Carlos Huffmann
Buenos Aires, Argentina, 1980
In each of his drawings and paintings of varying scale, in his sculptures and assemblages arranged in both public and private spaces, and in his installations scattered throughout space, Huffmann returns again and again to the problem of the tension between man and technology. His work frequently presents the encounter of the human in a state of flux with the stubborn resistance of the devices that surround and shape him. This experimentation and elaboration of a crossing—through monstrous aggregation or machinic alliance—results in compositions marked by an imaginary density, as if each of his works were imbued with a multitude of narrative threads that project backward into the artist's past and cultural consumption, but also stretch toward the future as extravagant visions where dystopia coexists with desire.
In this sense, beneath the apparent disorder and grotesqueness of his works, Huffmann proves to be a prodigious collagist who, by activating the ruinous and obsolete, produces objects and images endowed with a strange and powerful quality. In front of them, it is impossible to determine whether we are looking at remnants of already extinct civilizations or encountering a conjectural, evolved species, naturally derived from our hypertrophied technological present, in which the relationships and boundaries between man and technology, nature and artifice, are increasingly blurred. Thus, ecological disaster, but also the aberrant, marginal, and dazzling survival of life forms, runs through the core of the artist’s poetic vision.

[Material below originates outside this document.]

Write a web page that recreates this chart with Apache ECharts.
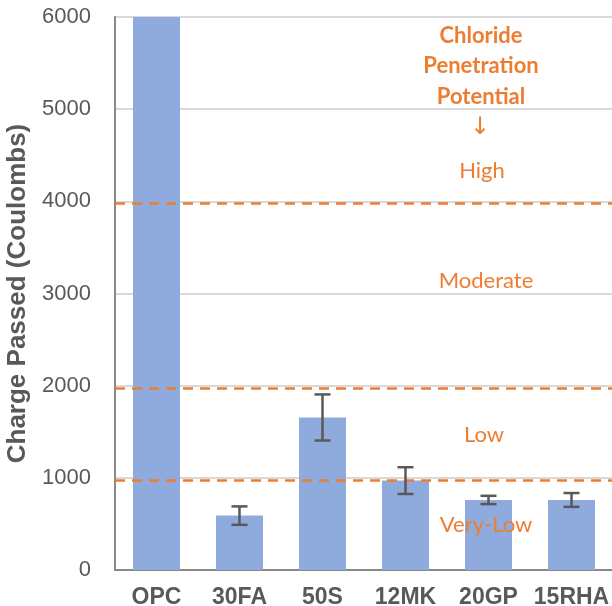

In addition to his work as an artist, Carlos Huffmann has developed a career as a writer, curator, and educator. Trained at the California Institute of the Arts (CalArts) in Los Angeles, he also earned a degree in Business Economics from Universidad Torcuato Di Tella. From 2018 to 2024, he was director of the Art Department at Universidad Torcuato Di Tella. His work has been exhibited in various galleries in Argentina, Brazil, and Spain, and has also been included in the Asunción Biennial (2015) and the Curitiba Biennial (2015).